Although not featured in this Virtual Issue, other notable trailblazing women in immunology include Professors Diana Martin and Margo Honeyman. Professor Martin was a microbiologist by training and did not claim expertise in immunology. Yet, having realized that a vaccine was the best way to control increasing numbers of meningococcal infections in New Zealand, Professor Martin collaborated with immunologists and the pharmaceutical industry to design, manufacture and test a vaccine specific to the New Zealand meningococcal strain and ensured it was made available to the New Zealand population.¹⁸ This monumental effort saw rates of infection greatly reduced, with research published in 2017 identifying that the same vaccination also reduced the number of cases of gonococcal infection, demonstrating for the first time that this disease is controllable by vaccination.¹⁹ Professor Honeyman was an immunologist and expert in autoimmunity, focusing her work at the WEHI on the immunological triggers that influence the progression of autoimmunity in type 1 diabetes.²⁰ Her research uncovered many immunological processes triggered at the earliest stages of disease and contributed to the discovery of predetermining markers, now applied diagnostically to children in the clinic.²¹

In putting together this ICB Virtual Issue, our aim was to celebrate the fundamental discoveries made to biomedical research by esteemed women immunologists that have, at many times, been overshadowed by the accomplishments of male colleagues.
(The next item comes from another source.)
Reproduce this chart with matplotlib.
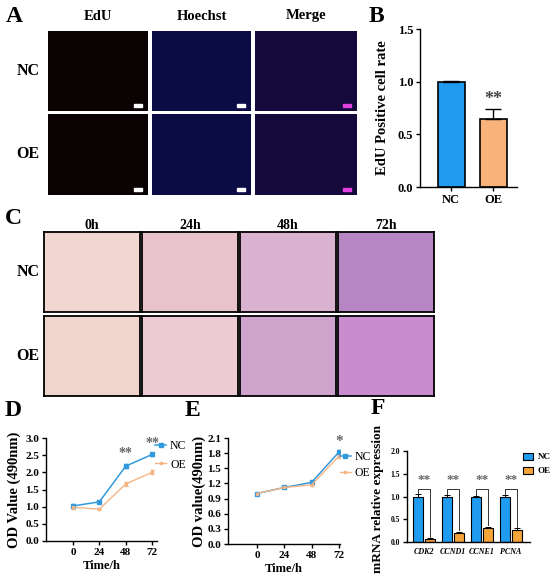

The selected original research papers in this collection showcase their novel observations and the impact of their contributions to immunology that marked their careers in research. Finally, we hope that our readers will find the legacy of these trailblazing women immunologists inspiring and that it challenges us all to continue to contribute to immunological discoveries and strive towards attaining diversity and equality in science.

L–R: Professor Katharina Gaus, Professor Barbara Heslop, Professor Margaret Baird, Miss Dora Lush, Dr Margaret Holmes and Miss F Eleanor Williams MBE ARRC. Note that photos of Dr Lucy M Bryce CBE and Dr Hildred Butler could not be obtained.